Improvements have also been made for patients once they are diagnosed. Treating patients in specialist centres has helped the development of better surgical techniques. The introduction of new chemotherapies such as FOLFIRINOX and the use of multiple chemotherapy drugs together has helped many patients live longer with a better quality of life.
Some patients have benefited in clinical trials from the use of neoadjuvant treatment. This is usually chemotherapy that takes place before surgery to attempt to shrink a tumour and increase the chances of it being successfully removed. In trials with patients who are borderline operable, up to 30% more patients were able to have surgery after this neoadjuvant treatment.
Other trials have focused on precision medicine, looking at the genetic makeup of tumours and developing personalised treatments for patients. This is an area of cancer treatment that is expected to grow and benefit more patients over the coming years.
Finally, survival can only be improved if health care professionals and the public are aware of pancreatic cancer. Pancreatic Cancer Action works to increase the publics knowledge of pancreatic cancer and its symptoms through awareness campaigns. We also work closely with GPs, pharmacists and hospital doctors providing awareness materials and free educational resources.
However, despite improvements in survival, pancreatic cancer continues to be diagnosed late. The UK is lagging behind many other countries in terms of survival. Only 10-20% of pancreatic cancer cases are diagnosed at a stage when curative surgery remains an option and only eight per cent of patients actually receive the surgery in the UK. One study in 2018, found that the UK comes 47th out of 56 high income countries for 5-year pancreatic cancer survival. This is something that we urgently need to address.

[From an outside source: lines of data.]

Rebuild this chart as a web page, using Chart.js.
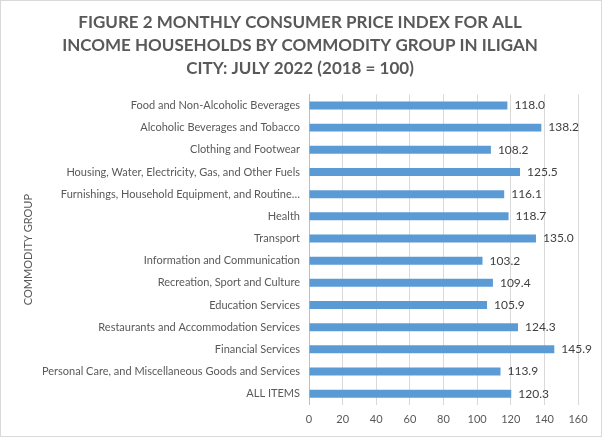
<!DOCTYPE html>
<html>
<head>
	<meta charset="utf-8">
	<script src="https://cdn.jsdelivr.net/npm/chart.js@4.4.1/dist/chart.umd.min.js"></script>
	<style>
		body { margin: 0; background: #fff; }
		#wrap { width: 600px; height: 435px; border: 1px solid #d9d9d9; position: relative; }
	</style>
	<title>CPI Iligan City July 2022</title>
</head>
<body>
	<div id="wrap"><canvas id="myChart"></canvas></div>
	<script>
		// categories as shown in the chart (top to bottom)
		var groups = [
			"Food and Non-Alcoholic Beverages",
			"Alcoholic Beverages and Tobacco",
			"Clothing and Footwear",
			"Housing, Water, Electricity, Gas, and Other Fuels",
			"Furnishings, Household Equipment, and Routine\u2026",
			"Health",
			"Transport",
			"Information and Communication",
			"Recreation, Sport and Culture",
			"Education Services",
			"Restaurants and Accommodation Services",
			"Financial Services",
			"Personal Care, and Miscellaneous Goods and Services",
			"ALL ITEMS"
		];
		var cpiValues = [118.0, 138.2, 108.2, 125.5, 116.1, 118.7, 135.0, 103.2, 109.4, 105.9, 124.3, 145.9, 113.9, 120.3];
		var titleLines = [
			"FIGURE 2 MONTHLY CONSUMER PRICE INDEX FOR ALL",
			"INCOME HOUSEHOLDS BY COMMODITY GROUP IN ILIGAN",
			"CITY: JULY 2022 (2018 = 100)"
		];
		var xMin = 0, xMax = 160, xStep = 20;

		// draws the value next to the end of each bar
		var valueLabels = {
			id: 'valueLabels',
			afterDatasetsDraw: function (chart) {
				var ctx = chart.ctx;
				var meta = chart.getDatasetMeta(0);
				ctx.save();
				ctx.font = "12px Lato";
				ctx.fillStyle = "#404040";
				ctx.textAlign = "left";
				ctx.textBaseline = "middle";
				meta.data.forEach(function (bar, i) {
					ctx.fillText(cpiValues[i].toFixed(1), bar.x + 7, bar.y);
				});
				ctx.restore();
			}
		};

		var ctx = document.getElementById('myChart').getContext('2d');
		var myChart = new Chart(ctx, {
			type: 'bar',
			data: {
				labels: groups,
				datasets: [{
					data: cpiValues,
					backgroundColor: "#5b9bd5",
					barPercentage: 0.72,
					categoryPercentage: 0.5
				}]
			},
			options: {
				indexAxis: 'y',
				responsive: true,
				maintainAspectRatio: false,
				animation: false,
				layout: { padding: { left: 21, right: 23, top: 0, bottom: 2 } },
				plugins: {
					legend: { display: false },
					tooltip: { enabled: false },
					title: {
						display: true,
						text: titleLines,
						color: "#595959",
						font: { family: "Lato", size: 17, weight: "bold", lineHeight: 1.36 },
						padding: { top: 10, bottom: 14 }
					}
				},
				scales: {
					x: {
						min: xMin,
						max: xMax,
						ticks: { stepSize: xStep, color: "#595959", font: { family: "Lato", size: 11 }, padding: 8 },
						grid: { color: "#d9d9d9", drawTicks: false },
						border: { display: false }
					},
					y: {
						title: {
							display: true,
							text: "COMMODITY GROUP",
							color: "#595959",
							font: { family: "Lato", size: 11 },
							padding: { top: 0, bottom: 0 }
						},
						ticks: { color: "#595959", font: { family: "Lato", size: 11 }, padding: 9, autoSkip: false },
						grid: { display: false, drawTicks: false },
						border: { display: true, color: "#bfbfbf" },
						afterFit: function (scale) { scale.width = 287; }
					}
				}
			},
			plugins: [valueLabels]
		});
	</script>
</body>
</html>
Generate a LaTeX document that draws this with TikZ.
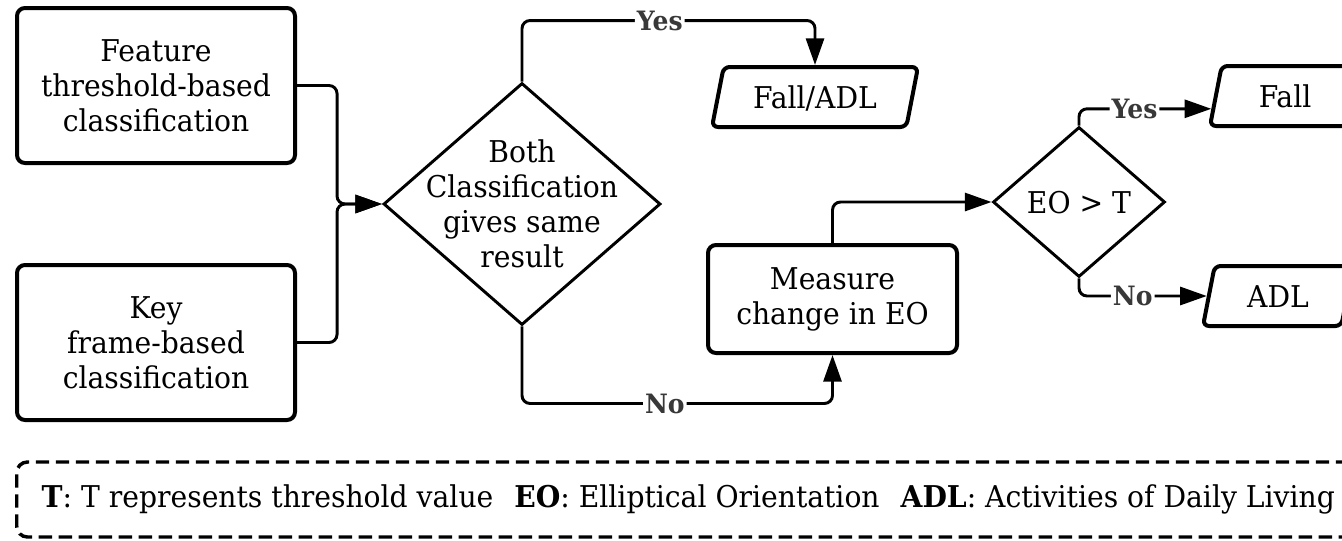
\documentclass[tikz,border=0pt]{standalone}
\usepackage{fontspec}
\setmainfont{DejaVu Serif}[FakeStretch=0.94]
\usetikzlibrary{shapes.geometric,arrows.meta,calc}
% centred multi-line text that takes no room, so the decision shapes keep their own size
\newcommand\flatlines[1]{\raisebox{-8.5pt}[0pt][0pt]{\makebox[0pt]{\begin{tabular}{@{}c@{}}#1\end{tabular}}}}
\begin{document}
\begin{tikzpicture}[x=0.75pt,y=-0.75pt,
  font=\fontsize{22.5}{26.25}\selectfont,
  procbox/.style={draw, line width=3pt, rounded corners=6pt, align=center, inner sep=0pt},
  decision/.style={draw, diamond, line width=2.2pt, inner sep=0pt},
  io/.style={draw, trapezium, trapezium left angle=79, trapezium right angle=101,
    trapezium stretches body, line width=3pt, rounded corners=4.5pt,
    inner xsep=0pt, inner ysep=11.25pt, text height=19.5pt, text depth=3pt},
  conn/.style={line width=2.2pt, rounded corners=6pt, -{Triangle[length=20pt,width=13.5pt]}},
  lbl/.style={fill=white, font=\bfseries\fontsize{20}{24}\selectfont, text=black!78, inner sep=1.5pt},
]
\useasboundingbox (0,0) rectangle (1342,540);
\clip (0,0) rectangle (1342,540);

% process boxes and decisions
\node[procbox, minimum width=208.5pt, minimum height=116.25pt] (feat) at (156,85.5)
  {Feature\\threshold-based\\classification};
\node[procbox, minimum width=208.5pt, minimum height=116.25pt] (key) at (156,342.5)
  {Key\\frame-based\\classification};
\node[decision, minimum width=207.75pt, minimum height=181.5pt] (both) at (522,204)
  {\flatlines{Both\\Classification\\gives same\\result}};
\node[io, minimum width=154.5pt] (either) at (815,97) {Fall/ADL};
\node[procbox, minimum width=186.75pt, minimum height=81pt] (measure) at (832.5,299)
  {Measure\\change in EO};
\node[decision, minimum width=129pt, minimum height=112.5pt] (eo) at (1079,202)
  {\flatlines{EO > T}};
\node[io, minimum width=112.5pt] (fall) at (1285,96) {Fall};
\node[io, minimum width=112.5pt] (adl) at (1278,296) {ADL};

% legend
\node[draw, dash pattern=on 10pt off 5pt, line width=2.6pt, rounded corners=8pt,
  anchor=west, minimum height=56.25pt, inner xsep=18.75pt] (legend) at (15,499.5)
  {\textbf{T}: T represents threshold value\hspace{0.7em}\textbf{EO}: Elliptical Orientation\hspace{0.7em}\textbf{ADL}: Activities of Daily Living};

% connectors
\coordinate (merge) at ($(both.west)+(-45,0)$);
\draw[conn] (feat.east) -| (merge) -- (both.west);
\draw[conn] (key.east) -| (merge) -- (both.west);
\draw[conn] (both.north) -- ++(0,-61) -| node[lbl,pos=0.235]{Yes} (either.north);
\draw[conn] (both.south) -- ++(0,77) -| node[lbl,pos=0.23]{No} (measure.south);
\draw[conn] (measure.north) |- (eo.west);
\draw[conn] (eo.north) |- node[lbl,pos=0.71]{Yes}
  ($(fall.bottom left corner)!0.3!(fall.top left corner)$);
\draw[conn] (eo.south) |- node[lbl,pos=0.71]{No} (adl.west);
\end{tikzpicture}
\end{document}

We need to understand why UK survival is so low and what we can do to catch up. Countries with better survival such as Australia have more CT and other diagnostic scanners available and GPs can refer directly for scans, minimising delay. Other countries like Denmark allow GPs to refer patients with vague but potentially serious symptoms to rapid assessment clinics where they receive a number of urgent tests to diagnose cancer. This is the model that new rapid diagnostic centres in the UK will be based on. However, the UK also has its own specific issues that can’t be compared with other countries, cancer waiting times have been repeatedly missed and there are staff vacancies in many cancer related specialities.
To have 5-year survival rates that are as good as, if not better than, the best in countries with higher incomes is a target we would like to see achieved in the next 10 years.
With your support, we will continue to take action’ to make the 2020s the #DecadeofChange for pancreatic cancer.